§ **Job**
Give again exactly the lines that run from the start of the records to the line holding "sumber.north) -- (proses.south);", both ends counted. Do not include the pictures.

** begin Records to process **

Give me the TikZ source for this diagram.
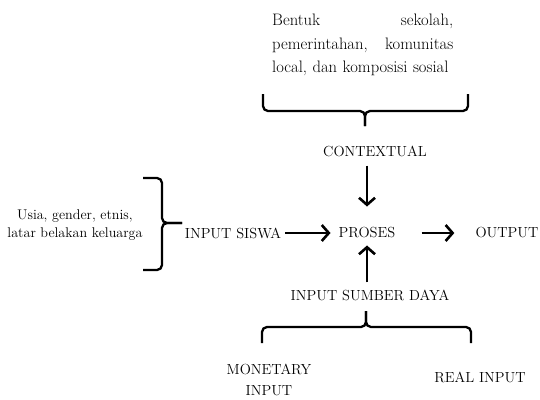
\documentclass[tikz,border=0pt]{standalone}
\usetikzlibrary{arrows.meta}

\newcommand{\capfont}{\fontsize{14.6}{21}\selectfont}
\newcommand{\topfont}{\fontsize{16.6}{23.5}\selectfont}
\newcommand{\sidefont}{\fontsize{14.1}{18}\selectfont}

\tikzset{
  flow/.style={line width=2.6pt,-{Straight Barb[length=7pt,width=16pt]}},
  brace/.style={line width=2.3pt,rounded corners=5pt},
}

\begin{document}
\begin{tikzpicture}[x=1pt,y=-1pt]
\useasboundingbox (0,0) rectangle (540,399);
\begin{scope}[every node/.style={inner sep=0pt,font=\capfont,align=center}]
  \node (contextual) at (375,151) {CONTEXTUAL};
  \node (proses) at (367,233) {PROSES};
  \node (siswa) at (233,233) {INPUT SISWA};
  \node (output) at (507,233) {OUTPUT};
  \node (sumber) at (370,295) {INPUT SUMBER DAYA};
  \node (monetary) at (269,380) {MONETARY\\INPUT};
  \node (realinput) at (480,377) {REAL INPUT};
\end{scope}

  \node[anchor=north west,inner sep=0pt,text width=181pt,align=left,font=\topfont] (bentuk) at (272,14)
    {Bentuk\hfill sekolah,\\pemerintahan,\hfill komunitas\\local, dan komposisi sosial};
  \node[inner sep=0pt,align=center,font=\sidefont] (usia) at (75,225)
    {Usia, gender, etnis,\\latar belakan keluarga};

  % arrows into and out of PROSES
  \draw[flow,shorten <=9pt,shorten >=21pt] (proses |- contextual.south) -- (proses);
  \draw[flow,shorten <=4pt,shorten >=8pt] (siswa) -- (proses);
  \draw[flow,shorten <=26pt,shorten >=21pt] (proses) -- (output);
  \draw[flow,shorten <=7pt,shorten >=7pt] (proses |- sumber.north) -- (proses.south);

  % braces
  \draw[brace] (263,94) |- (365,111) -- (365,126);
  \draw[brace] (468,94) |- (365,111) -- (365,126);
  \draw[brace] (143,178) -| (162,223) -- (182,223);
  \draw[brace] (143,270) -| (162,223) -- (182,223);
  \draw[brace] (262,343) |- (366,327) -- (366,311);
  \draw[brace] (471,343) |- (366,327) -- (366,311);
\end{tikzpicture}
\end{document}
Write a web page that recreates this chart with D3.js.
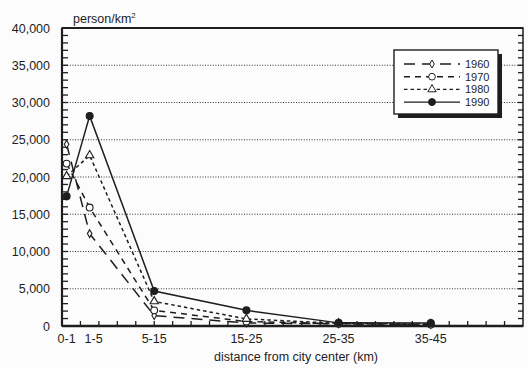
<!DOCTYPE html>
<html>
<head>
<meta charset="utf-8">
<script src="https://cdn.jsdelivr.net/npm/d3@7"></script>
<style>
  body { margin: 0; background: #fcfcfc; }
  svg { display: block; font-family: "Liberation Sans", Arial, sans-serif; }
</style>
</head>
<body>
<div id="chart"></div>
<script>
// distance bands (km) and their mid-points used for placement
const bands = ['0-1', '1-5', '5-15', '15-25', '25-35', '35-45'];
const bandMid = [0.5, 3, 10, 20, 30, 40];

const years = ['1960', '1970', '1980', '1990'];
const d1960 = [24400, 12400, 1400, 400, 300, 200];
const d1970 = [21800, 15900, 2100, 600, 300, 200];
const d1980 = [20100, 22900, 3300, 950, 350, 250];
const d1990 = [17400, 28200, 4700, 2100, 420, 400];

const yTicks = [0, 5000, 10000, 15000, 20000, 25000, 30000, 35000, 40000];

const W = 528, H = 368;
const M = { left: 62, right: 5, top: 28, bottom: 42 };
const INK = '#1e1e1e';

const svg = d3.select('#chart').append('svg')
  .attr('width', W).attr('height', H);

const x = d3.scaleLinear().domain([0, 50]).range([M.left, W - M.right]);
const y = d3.scaleLinear().domain([0, 40000]).range([H - M.bottom, M.top]);

// dotted grid lines
svg.append('g')
  .selectAll('line')
  .data(yTicks.filter((t) => t > 0 && t < 40000))
  .join('line')
  .attr('x1', x(0)).attr('x2', x(50))
  .attr('y1', (d) => y(d)).attr('y2', (d) => y(d))
  .attr('stroke', '#333')
  .attr('stroke-width', 1)
  .attr('stroke-dasharray', '1,1.6');

// minor ticks on left and right, inward
const minor = d3.range(0, 40001, 1000);
svg.append('g').selectAll('line').data(minor).join('line')
  .attr('x1', x(0)).attr('x2', x(0) + 6)
  .attr('y1', (d) => y(d)).attr('y2', (d) => y(d))
  .attr('stroke', INK).attr('stroke-width', 1.3);
svg.append('g').selectAll('line').data(minor).join('line')
  .attr('x1', x(50)).attr('x2', x(50) - 5)
  .attr('y1', (d) => y(d)).attr('y2', (d) => y(d))
  .attr('stroke', INK).attr('stroke-width', 1.3);

// x ticks every 2 km, pointing up
svg.append('g').selectAll('line').data(d3.range(2, 50, 2)).join('line')
  .attr('x1', (d) => x(d)).attr('x2', (d) => x(d))
  .attr('y1', y(0)).attr('y2', y(0) - 5)
  .attr('stroke', INK).attr('stroke-width', 1.3);

// frame
svg.append('rect')
  .attr('x', x(0)).attr('y', y(40000))
  .attr('width', x(50) - x(0)).attr('height', y(0) - y(40000))
  .attr('fill', 'none').attr('stroke', INK).attr('stroke-width', 1.5);
svg.append('line')
  .attr('x1', x(0)).attr('x2', x(50)).attr('y1', y(40000)).attr('y2', y(40000))
  .attr('stroke', INK).attr('stroke-width', 2);
svg.append('line')
  .attr('x1', x(0)).attr('x2', x(50)).attr('y1', y(0)).attr('y2', y(0))
  .attr('stroke', INK).attr('stroke-width', 2.4);
svg.append('line')
  .attr('x1', x(0)).attr('x2', x(0)).attr('y1', y(0)).attr('y2', y(40000))
  .attr('stroke', INK).attr('stroke-width', 2.2);

// y axis labels
svg.append('g')
  .attr('transform', `translate(${x(0)},0)`)
  .call(d3.axisLeft(y).tickValues(yTicks).tickSize(0).tickPadding(12).tickFormat(d3.format(',')))
  .call((g) => g.select('.domain').remove())
  .call((g) => g.selectAll('text').attr('font-size', 12.5).attr('fill', INK)
    .attr('font-family', '"Liberation Sans", Arial, sans-serif'));

// x axis labels at band mid-points
const xBand = d3.scaleOrdinal().domain(bands).range(bandMid.map((m) => x(m)));
svg.append('g')
  .selectAll('text')
  .data(bands)
  .join('text')
  .attr('x', (d, i) => (i === 1 ? x(bandMid[i]) + 4 : xBand(d)))
  .attr('y', 343)
  .attr('text-anchor', 'middle')
  .attr('font-size', 12.5)
  .attr('fill', INK)
  .text((d) => d);

svg.append('text')
  .attr('x', 296).attr('y', 361)
  .attr('text-anchor', 'middle')
  .attr('font-size', 12.5)
  .attr('fill', INK)
  .text('distance from city center (km)');

const unit = svg.append('text')
  .attr('x', 73).attr('y', 23)
  .attr('font-size', 12.5)
  .attr('fill', INK);
unit.append('tspan').text('person/km');
unit.append('tspan').attr('dy', -5).attr('font-size', 8).text('2');

// series
const series = [
  { year: years[0], values: d1960, dash: '11,7', symbol: d3.symbolDiamond, size: 18, fill: '#fff' },
  { year: years[1], values: d1970, dash: '6,5', symbol: d3.symbolCircle, size: 36, fill: '#fff' },
  { year: years[2], values: d1980, dash: '3.5,3', symbol: d3.symbolTriangle, size: 30, fill: '#fff' },
  { year: years[3], values: d1990, dash: null, symbol: d3.symbolCircle, size: 38, fill: INK },
];

const line = d3.line().x((d, i) => x(bandMid[i])).y((d) => y(d));

for (const s of series) {
  svg.append('path')
    .datum(s.values)
    .attr('fill', 'none')
    .attr('stroke', INK)
    .attr('stroke-width', 1.5)
    .attr('stroke-dasharray', s.dash)
    .attr('d', line);
}
for (const s of series) {
  svg.append('g')
    .selectAll('path')
    .data(s.values)
    .join('path')
    .attr('transform', (d, i) => `translate(${x(bandMid[i])},${y(d)})`)
    .attr('d', d3.symbol().type(s.symbol).size(s.size))
    .attr('fill', s.fill)
    .attr('stroke', INK)
    .attr('stroke-width', 1.1);
}

// legend box with drop shadow
const lg = svg.append('g').attr('transform', 'translate(394,50)');
lg.append('rect').attr('x', 4).attr('y', 4).attr('width', 104).attr('height', 64).attr('fill', INK);
lg.append('rect').attr('x', 0).attr('y', 0).attr('width', 104).attr('height', 64)
  .attr('fill', '#fff').attr('stroke', INK).attr('stroke-width', 1.4);

series.forEach((s, i) => {
  const row = lg.append('g').attr('transform', `translate(0,${14 + i * 12.7})`);
  row.append('line')
    .attr('x1', 10).attr('x2', 66)
    .attr('stroke', INK).attr('stroke-width', 1.4)
    .attr('stroke-dasharray', s.dash);
  row.append('path')
    .attr('transform', 'translate(38,0)')
    .attr('d', d3.symbol().type(s.symbol).size(s.size))
    .attr('fill', s.fill).attr('stroke', INK).attr('stroke-width', 1);
  row.append('text')
    .attr('x', 71).attr('y', 4)
    .attr('font-size', 11)
    .attr('fill', INK)
    .text(s.year);
});
</script>
</body>
</html>
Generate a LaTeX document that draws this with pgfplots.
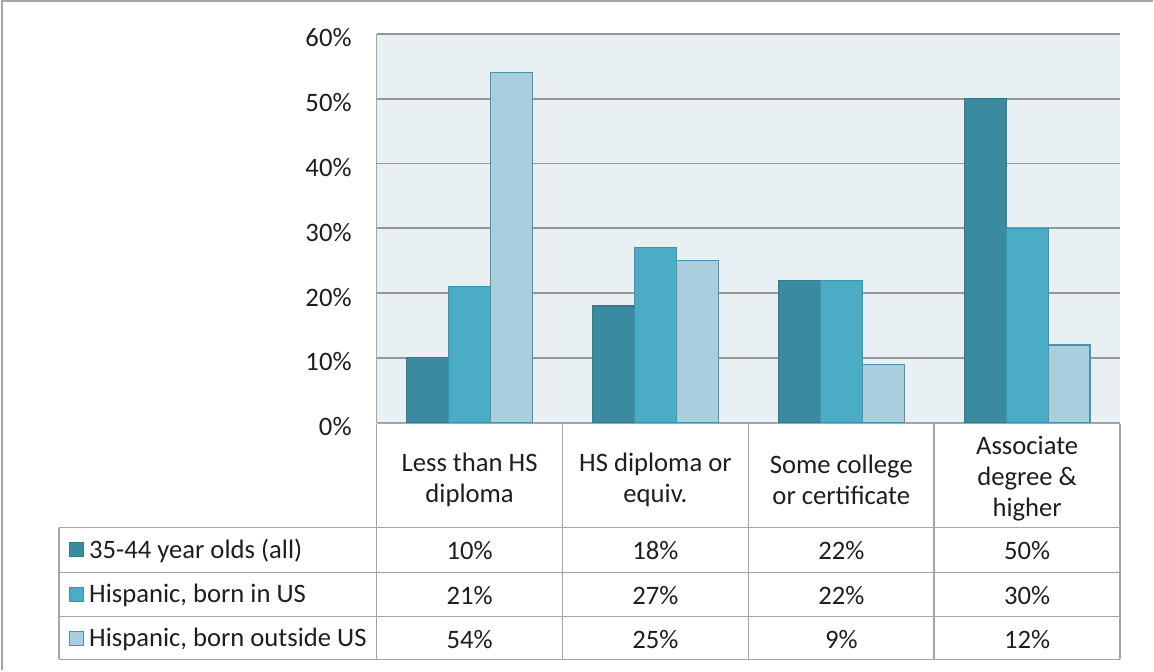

** end Records to process **

§ **Exercise solution**
Give me the TikZ source for this diagram.
\documentclass[tikz,border=0pt]{standalone}
\usetikzlibrary{arrows.meta}

\newcommand{\capfont}{\fontsize{14.6}{21}\selectfont}
\newcommand{\topfont}{\fontsize{16.6}{23.5}\selectfont}
\newcommand{\sidefont}{\fontsize{14.1}{18}\selectfont}

\tikzset{
  flow/.style={line width=2.6pt,-{Straight Barb[length=7pt,width=16pt]}},
  brace/.style={line width=2.3pt,rounded corners=5pt},
}

\begin{document}
\begin{tikzpicture}[x=1pt,y=-1pt]
\useasboundingbox (0,0) rectangle (540,399);
\begin{scope}[every node/.style={inner sep=0pt,font=\capfont,align=center}]
  \node (contextual) at (375,151) {CONTEXTUAL};
  \node (proses) at (367,233) {PROSES};
  \node (siswa) at (233,233) {INPUT SISWA};
  \node (output) at (507,233) {OUTPUT};
  \node (sumber) at (370,295) {INPUT SUMBER DAYA};
  \node (monetary) at (269,380) {MONETARY\\INPUT};
  \node (realinput) at (480,377) {REAL INPUT};
\end{scope}

  \node[anchor=north west,inner sep=0pt,text width=181pt,align=left,font=\topfont] (bentuk) at (272,14)
    {Bentuk\hfill sekolah,\\pemerintahan,\hfill komunitas\\local, dan komposisi sosial};
  \node[inner sep=0pt,align=center,font=\sidefont] (usia) at (75,225)
    {Usia, gender, etnis,\\latar belakan keluarga};

  % arrows into and out of PROSES
  \draw[flow,shorten <=9pt,shorten >=21pt] (proses |- contextual.south) -- (proses);
  \draw[flow,shorten <=4pt,shorten >=8pt] (siswa) -- (proses);
  \draw[flow,shorten <=26pt,shorten >=21pt] (proses) -- (output);
  \draw[flow,shorten <=7pt,shorten >=7pt] (proses |- sumber.north) -- (proses.south);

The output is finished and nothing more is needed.